I get up to clear some cans off the counter while my son is singing along to the lyrics “I love you, you love me…” with Barney. This tune would make me nauseous at any other time in my life, but watching my two year old attempt to sing anything brings a big smile to my face. I try to refocus. I sit down and begin typing again, trying to put words to what I’m feeling and experiencing. It’s difficult to concentrate with this little guy at my feet.

It’s time to put another log on the fire. It’s time to put another load in the dishwasher. I get up for the hundredth time to check on my son who has now retreated to his room to play. He’s fine, so I sit down again at the kitchen table to get this assignment done. It doesn’t take long before Jack has wandered out of his room and is again staring at the TV. He’s hungry. I make him lunch. He seems pleased. I pour another cup of coffee and begin typing again.
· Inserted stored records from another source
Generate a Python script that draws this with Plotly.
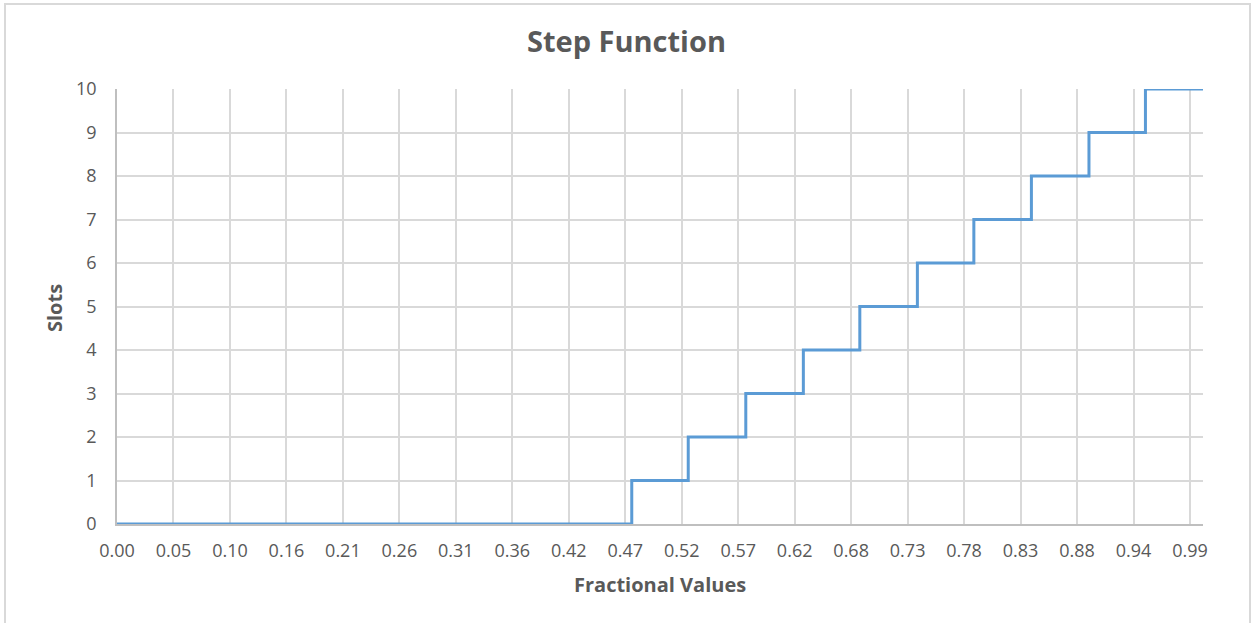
import plotly.graph_objects as go

# Data
x_breaks = [0.0, 0.474, 0.526, 0.579, 0.632, 0.684, 0.737, 0.789, 0.842, 0.895, 0.947, 1.0]
slots = [0, 1, 2, 3, 4, 5, 6, 7, 8, 9, 10, 10]
tick_labels = ["0.00", "0.05", "0.10", "0.16", "0.21", "0.26", "0.31", "0.36", "0.42", "0.47",
               "0.52", "0.57", "0.62", "0.68", "0.73", "0.78", "0.83", "0.88", "0.94", "0.99"]
tick_step = 0.052

W, H = 1253, 623
L, R, T, B = 117, 50, 89, 99
pw, ph = W - L - R, H - T - B

FONT = "Open Sans"
GREY = "#595959"
GRID = "#d9d9d9"

fig = go.Figure()
fig.add_trace(go.Scatter(
    x=x_breaks, y=slots, mode="lines", line_shape="hv",
    line=dict(color="#5b9bd5", width=3), showlegend=False, hoverinfo="x+y",
))

fig.update_layout(
    width=W, height=H,
    margin=dict(l=L, r=R, t=T, b=B, pad=0),
    paper_bgcolor="white", plot_bgcolor="white",
    font=dict(family=FONT, color=GREY, size=18),
    title=dict(text="<b>Step Function</b>", x=0.5, xref="container", xanchor="center",
               y=1 - 42 / H, yref="container", yanchor="middle",
               font=dict(family=FONT, size=29, color=GREY)),
    xaxis=dict(
        range=[0, 1.0], tickmode="array",
        tickvals=[i * tick_step for i in range(len(tick_labels))], ticktext=tick_labels,
        showgrid=True, gridcolor=GRID, gridwidth=1.5,
        showline=True, linecolor="#bfbfbf", linewidth=1.5,
        zeroline=False, ticks="", ticklabelstandoff=10,
        tickfont=dict(family=FONT, size=18, color=GREY),
    ),
    yaxis=dict(
        range=[0, 10], dtick=1, tick0=0,
        showgrid=True, gridcolor=GRID, gridwidth=1.5,
        showline=True, linecolor="#bfbfbf", linewidth=1.5,
        zeroline=False, ticks="", ticklabelstandoff=15,
        tickfont=dict(family=FONT, size=18, color=GREY),
    ),
    annotations=[
        dict(text="<b>Fractional Values</b>", xref="paper", yref="paper",
             x=(660 - L) / pw, y=(H - B - 584) / ph, xanchor="center", yanchor="middle",
             showarrow=False, font=dict(family=FONT, size=20, color=GREY)),
        dict(text="<b>Slots</b>", xref="paper", yref="paper",
             x=(54 - L) / pw, y=(H - B - 308) / ph, xanchor="center", yanchor="middle",
             textangle=-90, showarrow=False, font=dict(family=FONT, size=20, color=GREY)),
    ],
    shapes=[
        dict(type="rect", xref="paper", yref="paper",
             x0=(5 - L) / pw, x1=(1250 - L) / pw,
             y0=(H - B - 660) / ph, y1=(H - B - 4) / ph,
             line=dict(color=GRID, width=2), fillcolor="rgba(0,0,0,0)", layer="below"),
    ],
)

fig.write_html("out.html", config={"displayModeBar": False},
               post_script="document.body.style.margin='0';document.body.style.overflow='hidden';")
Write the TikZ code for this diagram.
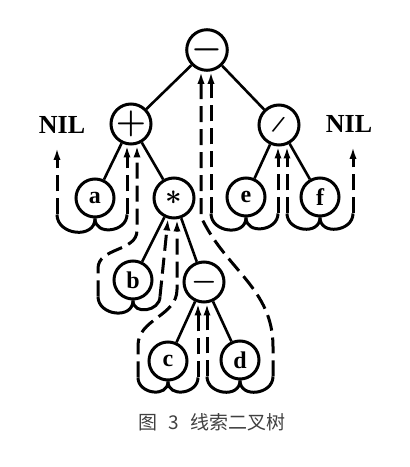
\documentclass[tikz,border=0pt]{standalone}
\usepackage{fontspec}
\setmainfont{Liberation Serif}
\newfontfamily\cjkfont{Noto Sans CJK SC}
\usetikzlibrary{arrows.meta,calc}

\begin{document}
\begin{tikzpicture}[x=0.5pt, y=0.5pt,
  op/.style={circle, draw, line width=1.5pt, minimum size=20pt, inner sep=0pt,
             font=\LARGE\boldmath},
  leaf/.style={op, minimum size=19pt, font=\fontsize{12}{12}\selectfont\bfseries},
  nil/.style={inner sep=1pt, font=\fontsize{13}{13}\selectfont\bfseries},
  edge/.style={line width=1.3pt},
  ubend/.style={line width=1.5pt, looseness=1.4},
  thread/.style={line width=1.5pt, dash pattern=on 8pt off 3.5pt,
                 -{Latex[length=6pt,width=3.6pt]}},
]
\useasboundingbox (0,0) rectangle (409,467);

\node[op] (root)  at (207,417) {$-$};
\node[op] (plus)  at (131,343) {$+$};
\node[op, font=\fontsize{13}{13}\selectfont\bfseries] (slash) at (279,342) {\rotatebox{-20}{/}};
\node[leaf] (a) at (95,269)  {a};
\node[op, font=\Large\boldmath] (star) at (174,269) {$\ast$};
\node[leaf] (e) at (246,270) {e};
\node[leaf] (f) at (320,270) {f};
\node[leaf] (b) at (133,187) {b};
\node[op, font=\Large\boldmath] (minus) at (204,185) {$-$};
\node[leaf] (c) at (168,106) {c};
\node[leaf] (d) at (240,107) {d};
\node[nil] (nilL) at (62,342) {NIL};
\node[nil] (nilR) at (349,343) {NIL};

\draw[edge] (root)--(plus);  \draw[edge] (root)--(slash);
\draw[edge] (plus)--(a);     \draw[edge] (plus)--(star);
\draw[edge] (slash)--(e);    \draw[edge] (slash)--(f);
\draw[edge] (star)--(b);     \draw[edge] (star)--(minus);
\draw[edge] (minus)--(c);    \draw[edge] (minus)--(d);

% threads: solid bend under the leaf, dashed run up to the target
\draw[ubend] (a.south) to[out=-90,in=-90] ++(-38,4) coordinate (a-l);
\draw[ubend] (a.south) to[out=-90,in=-90] ++(32,4)  coordinate (a-r);
\draw[ubend] (b.south) to[out=-90,in=-90] ++(-35,4) coordinate (b-l);
\draw[ubend] (b.south) to[out=-90,in=-90] ++(27,4)  coordinate (b-r);
\draw[ubend] (c.south) to[out=-90,in=-90] ++(-30,4) coordinate (c-l);
\draw[ubend] (c.south) to[out=-90,in=-90] ++(30,4)  coordinate (c-r);
\draw[ubend] (d.south) to[out=-90,in=-90] ++(-33,4) coordinate (d-l);
\draw[ubend] (d.south) to[out=-90,in=-90] ++(33,4)  coordinate (d-r);
\draw[ubend] (e.south) to[out=-90,in=-90] ++(-35,4) coordinate (e-l);
\draw[ubend] (e.south) to[out=-90,in=-90] ++(32,4)  coordinate (e-r);
\draw[ubend] (f.south) to[out=-90,in=-90] ++(-33,4) coordinate (f-l);
\draw[ubend] (f.south) to[out=-90,in=-90] ++(33,4)  coordinate (f-r);

\draw[thread, shorten >=6pt] (a-l)--(a-l |- nilL.south);
\draw[thread] (a-r)--(a-r |- plus.south);
\draw[thread] (b-l)--++(0,28) to[out=90,in=-90] ($(plus.south)+(6,-85)$)--($(plus.south)+(6,0)$);
\draw[thread] (b-r)--($(star.south)+(-6,1)$);
\draw[thread] (c-l)--++(0,32) to[out=90,in=-90] ($(star.south)+(3,-70)$)--($(star.south)+(3,0)$);
\draw[thread] (c-r)--(c-r |- minus.south);
\draw[thread] (d-l)--(d-l |- minus.south);
\draw[thread] (d-r)--++(0,30) to[out=90,in=-65] ($(root.south)+(-6,-145)$)--($(root.south)+(-6,0)$);
\draw[thread] (e-l)--(e-l |- root.south);
\draw[thread] (e-r)--(e-r |- slash.south);
\draw[thread] (f-l)--(f-l |- slash.south);
\draw[thread, shorten >=6pt] (f-r)--(f-r |- nilR.south);

\node[font=\fontsize{9.5}{9.5}\selectfont\cjkfont, text=black!75] (caption) at (212,45)
  {图\hspace{0.6em}3\hspace{0.6em}线索二叉树};
\end{tikzpicture}
\end{document}
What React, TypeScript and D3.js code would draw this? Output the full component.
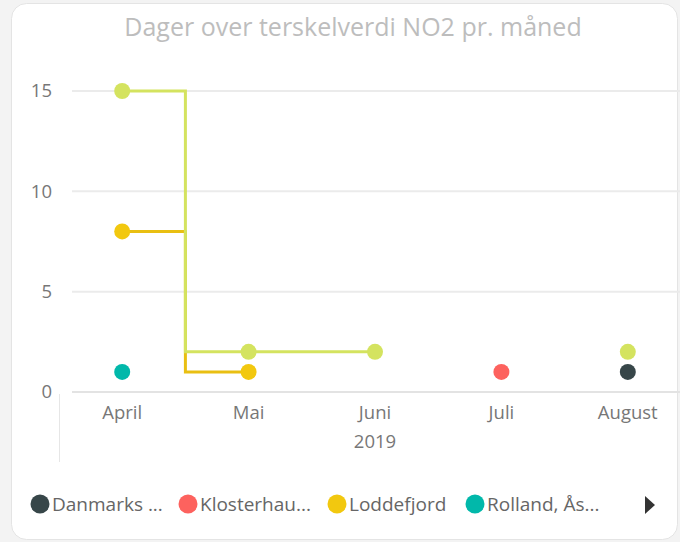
import { useEffect, useRef } from "react";
import * as d3 from "d3";

const months = ["April", "Mai", "Juni", "Juli", "August"];
const yearLabel = "2019";
const yTicks = [0, 5, 10, 15];

const seriesNames = ["Danmarks plass", "Klosterhaugen", "Loddefjord", "Rolland, Åsane", "Rådhuset"];
const seriesColors = ["#374649", "#FD625E", "#F2C80F", "#01B8AA", "#D4E35F"];
const lineColors = ["#374649", "#FD625E", "#E9BF12", "#01B8AA", "#D4E35F"];
const danmarks = [null, null, null, null, 1];
const klosterhaug = [null, null, null, 1, null];
const loddefjord = [8, 1, null, null, null];
const rolland = [1, null, null, null, null];
const raadhuset = [15, 2, 2, null, 2];
const seriesValues = [danmarks, klosterhaug, loddefjord, rolland, raadhuset];

const legendLabels = ["Danmarks ...", "Klosterhau...", "Loddefjord", "Rolland, Ås..."];

const FONT = "'Segoe UI', 'Open Sans', sans-serif";

const Chart = () => {
  const svgRef = useRef(null);

  useEffect(() => {
    if (!svgRef.current) return;
    d3.select(svgRef.current).selectAll("*").remove();

    const W = 680;
    const H = 542;
    const svg = d3.select(svgRef.current).attr("width", W).attr("height", H);

    // page background + card
    svg.append("rect").attr("width", W).attr("height", H).attr("fill", "#f3f3f3");
    svg
      .append("rect")
      .attr("x", 11.5)
      .attr("y", 3.5)
      .attr("width", 666)
      .attr("height", 536)
      .attr("rx", 15)
      .attr("fill", "#fff")
      .attr("stroke", "#e4e4e4");

    svg
      .append("text")
      .attr("x", 353)
      .attr("y", 36)
      .attr("text-anchor", "middle")
      .attr("font-family", FONT)
      .attr("font-size", 25)
      .attr("fill", "#bdbdbd")
      .text("Dager over terskelverdi NO2 pr. måned");

    const x = d3.scalePoint().domain(months).range([59, 691]).padding(0.5);
    const y = d3.scaleLinear().domain([0, 15]).range([392, 91]);

    // grid
    yTicks.forEach((t) => {
      svg
        .append("line")
        .attr("x1", 72)
        .attr("x2", 680)
        .attr("y1", y(t))
        .attr("y2", y(t))
        .attr("stroke", t === 0 ? "#e3e3e3" : "#ebebeb")
        .attr("stroke-width", 2);
      svg
        .append("text")
        .attr("x", 52)
        .attr("y", y(t))
        .attr("dy", "0.35em")
        .attr("text-anchor", "end")
        .attr("font-family", FONT)
        .attr("font-size", 18.5)
        .attr("fill", "#777")
        .text(t);
    });

    // category axis
    svg
      .append("line")
      .attr("x1", 59.5)
      .attr("x2", 59.5)
      .attr("y1", 394)
      .attr("y2", 462)
      .attr("stroke", "#e6e6e6");
    months.forEach((m) => {
      svg
        .append("text")
        .attr("x", x(m) as number)
        .attr("y", 419)
        .attr("text-anchor", "middle")
        .attr("font-family", FONT)
        .attr("font-size", 18.5)
        .attr("fill", "#777")
        .text(m);
    });
    svg
      .append("text")
      .attr("x", x("Juni") as number)
      .attr("y", 448)
      .attr("text-anchor", "middle")
      .attr("font-family", FONT)
      .attr("font-size", 18.5)
      .attr("fill", "#777")
      .text(yearLabel);

    // step lines
    const line = d3
      .line<any>()
      .defined((d: any) => d != null)
      .x((_d: any, i: number) => x(months[i]) as number)
      .y((d: any) => y(d))
      .curve(d3.curveStep);

    [2, 4].forEach((s) => {
      svg
        .append("path")
        .datum(seriesValues[s])
        .attr("fill", "none")
        .attr("stroke", lineColors[s])
        .attr("stroke-width", 3)
        .attr("d", line);
    });

    // markers
    seriesValues.forEach((vals, s) => {
      vals.forEach((v, i) => {
        if (v == null) return;
        svg
          .append("circle")
          .attr("cx", x(months[i]) as number)
          .attr("cy", y(v))
          .attr("r", 8)
          .attr("fill", seriesColors[s]);
      });
    });

    // legend
    const legendX = [40, 188, 337, 475];
    legendLabels.forEach((l, i) => {
      svg
        .append("circle")
        .attr("cx", legendX[i])
        .attr("cy", 504)
        .attr("r", 9.5)
        .attr("fill", seriesColors[i]);
      svg
        .append("text")
        .attr("x", legendX[i] + 12)
        .attr("y", 504)
        .attr("dy", "0.35em")
        .attr("font-family", FONT)
        .attr("font-size", 19)
        .attr("fill", "#666")
        .text(l);
    });
    svg
      .append("path")
      .attr("d", "M645,496 L655,505 L645,514 Z")
      .attr("fill", "#333");
  }, []);

  return <svg ref={svgRef} style={{ position: "absolute", left: 0, top: 0 }} />;
};

export default function App() {
  return <Chart />;
}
As I struggle to illustrate the final points on my paper, I can’t help but look up from my computer and out at the rolling hills again. The rain clouds are returning. The overcast sky turns the colors of the landscape into a deeper and richer palette. The weather is constantly shifting, suggestive of our life on this planet. Gazing deep into the landscape, I sense a profound knowledge that I am going places. With the effort and determination of returning to school, I’m traveling in my mind. My soul knows that I’m moving towards something different - something I think I like, yet the geography is the same.

As I eagerly type the last sentence, the harried hummingbird returns to the bare-limbed tree outside. I watch her dance around. This creature is free to go wherever she wants, yet she remains here - day after day. I think she loves it here. She’s content - reminiscent of the oak trees, the mossy boulders and regardless of the cloudy days.

Contributor’s Note: Kristi Goss is a forty-one year old student returning to college to achieve a bachelor’s degree. She writes, paints, plays guitar and (at his frequent request) plays "pirate" with her two year old son, Jack.